Trois têtes pensantes derrière la caméra : Guy Maddin, Evan Johnson et Galen Johnson. Une cellule créative autonome, rodée aux courts expérimentaux, qui signe ici un film à six mains, sans intervention extérieure ni compromis. Une œuvre collective, au sens strict, comme une déclaration G7 rédigée par des cinéastes en transe.
2. Quelle est l’idée de départ du film ?
Sept dirigeants mondiaux, perdus dans une forêt après la disparition de leur staff. Le prétexte est simple, le résultat bien plus ambigu. Pas tout à fait une comédie, pas tout à fait un film politique. Une fable nocturne et flottante sur l’incertitude, les relations humaines, et la chute des certitudes. Si satire il y a, elle n’est ni revendiquée ni frontale – elle vient malgré tout.
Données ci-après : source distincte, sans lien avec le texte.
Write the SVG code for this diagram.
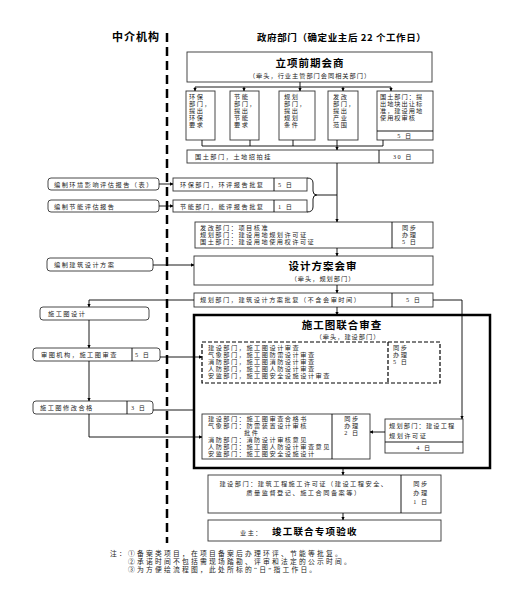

3. Pourquoi tant de gros plans ?
Parce que chaque dirigeant est une figure publique, habituée à être scrutée. Filmer leurs visages en gros plan devient ici un geste à la fois esthétique et politique. Cela remplace les longues répétitions par un travail chirurgical sur les regards, les silences et les ruptures d’intonation. Une mécanique millimétrée pour sculpter la tension, au cœur de la forêt et du pouvoir.
4. Une esthétique plus normale pour Guy Maddin ?
Oui et non. Rumours abandonne le grain fantomatique et les textures surannées de ses précédents films, mais pour mieux glisser vers un autre type de faux réalisme. L’image, nette et contemporaine, s’inspire de la neutralité glacée de CNN autant que des soap-operas. Le décor devient décor, volontairement artificiel. Et la nuit tombe comme un rideau de théâtre.
5. Une scène à retenir ?
Le Premier ministre canadien (Roy Dupuis) portant dans ses bras le président français (Denis Ménochet), tandis que ce dernier confie, d’une voix lasse, son désir de renoncer au pouvoir. Une scène suspendue, douce et étrange, à mi-chemin entre tendresse absurde et mélancolie politique. Les réalisateurs eux-mêmes y voient une parenté avec le cinéma d’Alexandre Sokourov – ce maître russe des ambiances lentes et flottantes, où le pouvoir vacille dans un murmure. Mais à Cannes, le public a ri énormément. Ce décalage entre intention et réception souligne à quel point Rumours échappe aux étiquettes : ni tout à fait comédie, ni tout à fait drame, il demeure insaisissable. Et c’est sans doute ce qui le rend si singulier.